Find the group given the presentation I have the group presentation
$$ G := \langle a,b |a^8=b^8=1,a^{-1}ba=b^{-1},b^{-1}ab=a^{-1} \rangle. $$
Which group is it? Notably, what about its order?   
 A: This is the quaternion group, of order $8$. First, note that $a^2=b^{-2}$, as you've noticed. In particular, $a^2$ is centralised by $b$, but $b$ also inverts $a$ by conjugation, so we find $a^2=(a^2)^b=a^{-2}$, and so $a^4=1$. Now, $\langle a\rangle$ is normal in $G$, has order at most $4$, and the quotient has order at most $2$ (since $b^2\in\langle a\rangle$). This shows the group has order at most $8$, but $Q_8$ clearly satisfies the presentation (with $a=i$ and $b=j$, for example).
Note that we never use the first two relations! Indeed, $\langle a,b\mid a^b=a^{-1}, b^a=b^{-1}\rangle$ is already the quaternion group! (This is often useful to remember.) 
(I'm using $a^b$ throughout to denote the conjugate of $a$ under $b$, that is $a^b=b^{-1}ab$.)

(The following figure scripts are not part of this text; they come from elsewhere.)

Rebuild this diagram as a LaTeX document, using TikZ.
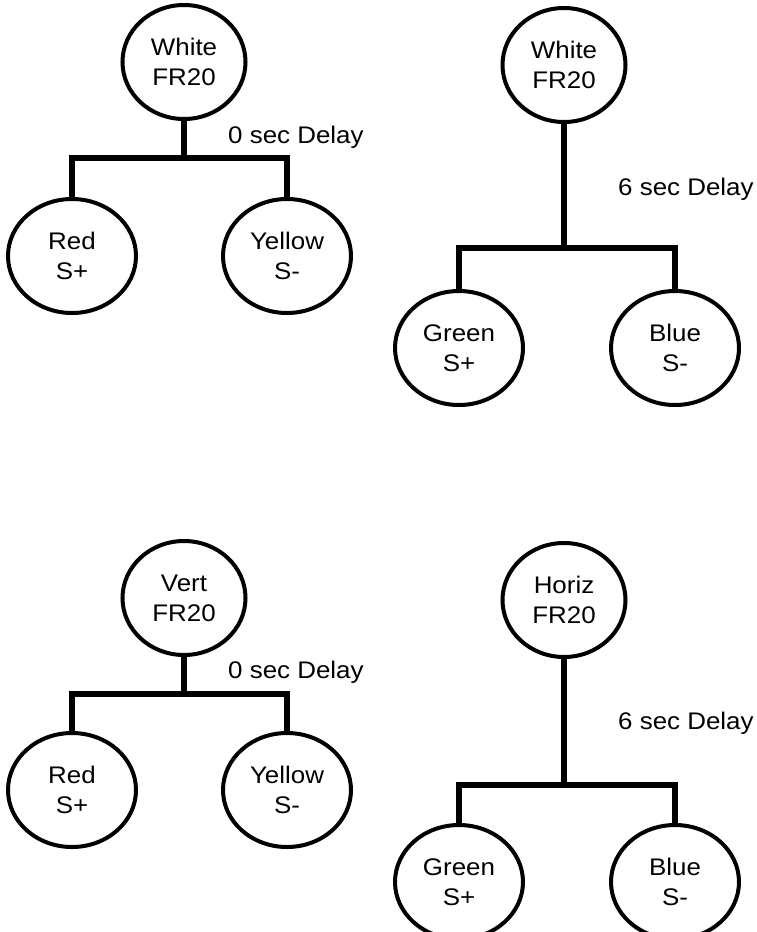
\documentclass[tikz,border=0pt]{standalone}
\usepackage{fontspec}
\setmainfont{Liberation Sans}[FakeStretch=1.08]
\usetikzlibrary{shapes.geometric}
\tikzset{
  stim/.style={ellipse, draw, line width=4pt, minimum width=123pt, minimum height=114pt, inner sep=0pt, align=center, font=\fontsize{24}{30}\selectfont},
  choice/.style={stim, minimum width=128pt},
  branch/.style={line width=5.5pt, line join=miter},
  delay/.style={anchor=base west, inner sep=0pt, font=\fontsize{24}{30}\selectfont}
}
\begin{document}
\begin{tikzpicture}[x=1pt,y=1pt,yscale=-1,xscale=1]
            \useasboundingbox (0,0) rectangle (757,932);
            \clip (0,0) rectangle (757,932);

            %Tree: top left, 0 sec delay
            \node[stim] (whiteA) at (184,62) {White\\FR20};
            \node[choice] (redA) at (72,256) {Red\\S+};
            \node[choice] (yellowA) at (287,256) {Yellow\\S-};
            \coordinate (barA) at (184,158);
            \draw[branch] (whiteA.south) -- (barA);
            \draw[branch] (redA.north) |- (barA) -| (yellowA.north);
            % Text Node
            \draw (228,143) node[delay] {0 sec Delay};

            %Tree: top right, 6 sec delay
            \node[stim] (whiteB) at (564,65) {White\\FR20};
            \node[choice] (greenB) at (459,348) {Green\\S+};
            \node[choice] (blueB) at (675,348) {Blue\\S-};
            \coordinate (barB) at (564,248);
            \draw[branch] (whiteB.south) -- (barB);
            \draw[branch] (greenB.north) |- (barB) -| (blueB.north);
            % Text Node
            \draw (618,195) node[delay] {6 sec Delay};

            %Tree: bottom left, 0 sec delay
            \node[stim] (vertC) at (184,598) {Vert\\FR20};
            \node[choice] (redC) at (72,790) {Red\\S+};
            \node[choice] (yellowC) at (287,790) {Yellow\\S-};
            \coordinate (barC) at (184,694);
            \draw[branch] (vertC.south) -- (barC);
            \draw[branch] (redC.north) |- (barC) -| (yellowC.north);
            % Text Node
            \draw (228,678) node[delay] {0 sec Delay};

            %Tree: bottom right, 6 sec delay
            \node[stim] (horizD) at (564,600) {Horiz\\FR20};
            \node[choice] (greenD) at (459,882) {Green\\S+};
            \node[choice] (blueD) at (675,882) {Blue\\S-};
            \coordinate (barD) at (564,785);
            \draw[branch] (horizD.south) -- (barD);
            \draw[branch] (greenD.north) |- (barD) -| (blueD.north);
            % Text Node
            \draw (618,729) node[delay] {6 sec Delay};

        \end{tikzpicture}
\end{document}
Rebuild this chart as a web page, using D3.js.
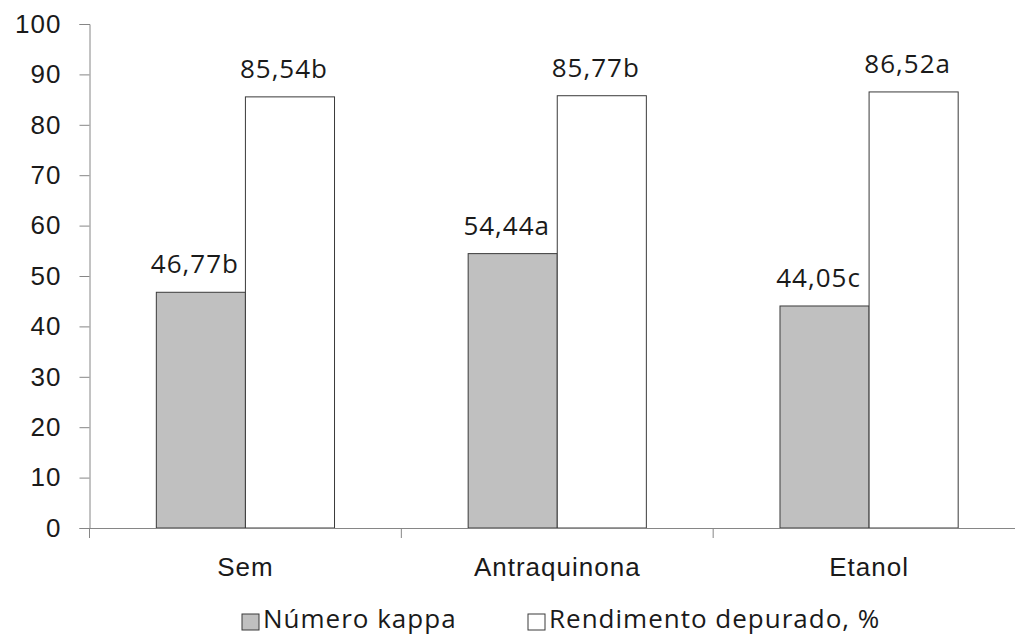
<!DOCTYPE html>
<html>
<head>
<meta charset="utf-8">
<script src="https://cdn.jsdelivr.net/npm/d3@7"></script>
<style>
  html, body { margin: 0; padding: 0; background: #fff; }
  svg { display: block; font-family: "Open Sans", Lato, sans-serif; letter-spacing: 1px; }
</style>
</head>
<body>
<svg id="chart" width="1015" height="636"></svg>
<script>
// Treatments and measured values
const categories = ["Sem", "Antraquinona", "Etanol"];
const seriesNames = ["Número kappa", "Rendimento depurado, %"];
const kappa = [46.77, 54.44, 44.05];
const rendimento = [85.54, 85.77, 86.52];
const kappaLetters = ["b", "a", "c"];
const rendimentoLetters = ["b", "b", "a"];
const yTicks = [0, 10, 20, 30, 40, 50, 60, 70, 80, 90, 100];

const fills = ["#c0c0c0", "#ffffff"];
const textColor = "#1a1a1a";
const axisColor = "#868686";
const fontSize = "26px";

const svg = d3.select("#chart");
const plotLeft = 89.5, plotRight = 1025, plotTop = 24, plotBottom = 528;

const x = d3.scaleBand().domain(categories).range([plotLeft, plotRight]).paddingInner(0).paddingOuter(0);
const inner = d3.scaleBand().domain(seriesNames).range([0, x.bandwidth()]).paddingOuter(0.75).paddingInner(0);
const y = d3.scaleLinear().domain([0, 100]).range([plotBottom, plotTop]);

const rows = categories.map((c, i) => ({
  cat: c,
  values: [
    { s: seriesNames[0], v: kappa[i], letter: kappaLetters[i], fill: fills[0] },
    { s: seriesNames[1], v: rendimento[i], letter: rendimentoLetters[i], fill: fills[1] }
  ]
}));

const fmt = v => d3.format(".2f")(v).replace(".", ",");

// Y axis
const yAxis = svg.append("g")
  .attr("transform", `translate(${plotLeft},0)`)
  .call(d3.axisLeft(y).tickValues(yTicks).tickSize(10).tickPadding(18));
yAxis.select(".domain").attr("stroke", axisColor);
yAxis.selectAll(".tick line").attr("stroke", axisColor);
yAxis.selectAll(".tick text").attr("fill", textColor).style("font-size", fontSize);

// Bars
const groups = svg.append("g").selectAll("g").data(rows).join("g")
  .attr("transform", d => `translate(${x(d.cat)},0)`);

groups.selectAll("rect").data(d => d.values).join("rect")
  .attr("x", d => inner(d.s))
  .attr("y", d => y(d.v))
  .attr("width", inner.bandwidth())
  .attr("height", d => y(0) - y(d.v))
  .attr("fill", d => d.fill)
  .attr("stroke", "#3a3a3a")
  .attr("stroke-width", 1);

groups.selectAll("text.val").data(d => d.values).join("text")
  .attr("class", "val")
  .attr("x", d => inner(d.s) + inner.bandwidth() / 2 - 6)
  .attr("y", d => y(d.v) - 19)
  .attr("text-anchor", "middle")
  .attr("fill", textColor)
  .style("font-size", fontSize)
  .text(d => fmt(d.v) + d.letter);

// X axis
const xAxis = svg.append("g")
  .attr("transform", `translate(0,${plotBottom})`)
  .call(d3.axisBottom(x).tickSize(0).tickPadding(30));
xAxis.select(".domain").attr("stroke", axisColor);
xAxis.selectAll(".tick text").attr("fill", textColor).style("font-size", fontSize);
// category separators
svg.append("g").selectAll("line")
  .data(categories.concat(["end"]))
  .join("line")
  .attr("x1", (d, i) => plotLeft + i * x.bandwidth())
  .attr("x2", (d, i) => plotLeft + i * x.bandwidth())
  .attr("y1", plotBottom)
  .attr("y2", plotBottom + 10)
  .attr("stroke", axisColor);

// Legend
const legendItems = [
  { name: seriesNames[0], fill: fills[0], x: 242 },
  { name: seriesNames[1], fill: fills[1], x: 528 }
];
const lg = svg.append("g").selectAll("g").data(legendItems).join("g")
  .attr("transform", d => `translate(${d.x},614)`);
lg.append("rect").attr("width", 17).attr("height", 16)
  .attr("fill", d => d.fill).attr("stroke", "#3a3a3a");
lg.append("text").attr("x", 21).attr("y", 14)
  .attr("fill", textColor).style("font-size", fontSize)
  .text(d => d.name);
</script>
</body>
</html>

A: Consider the permutation group $Q = \langle \alpha = (1234)(5687), \beta = (1538)(2746)\rangle$.  It's easy to check that the mapping $a\mapsto\alpha$, $b\mapsto\beta$ defines a homomorphism, since $\alpha$ and $\beta$ satisfy the corresponding relations ($\alpha^8=\beta^8=1, \alpha^\beta=\alpha^{-1}, \beta^\alpha= \beta^{-1}$), and this is a group of order $8$ (in fact, the quaternion group).  It follows that $G$ has order at least $8$.
It seems pretty clear from the defining relations that all the elements of the group can be written in the form $a^mb^n$ with $0\leq m,n\leq 7$.  But we also have the deduced relation $a^2 = b^{-2}$ and, using this, we can restrict the elements to those of the form $a^mb^n$ with $m\in\{0,1\}$ and $0\leq n\leq 3$, giving a total of eight elements.
(EDIT: As @verret rightly points out in a comment we also need to deduce, as he/she did, that $b^4 = 1$ to provide a complete argument in the paragraph above.)
It follows that the homomorphism is in fact an isomorphism, so this group is isomorphic to the quaternion group of order $8$.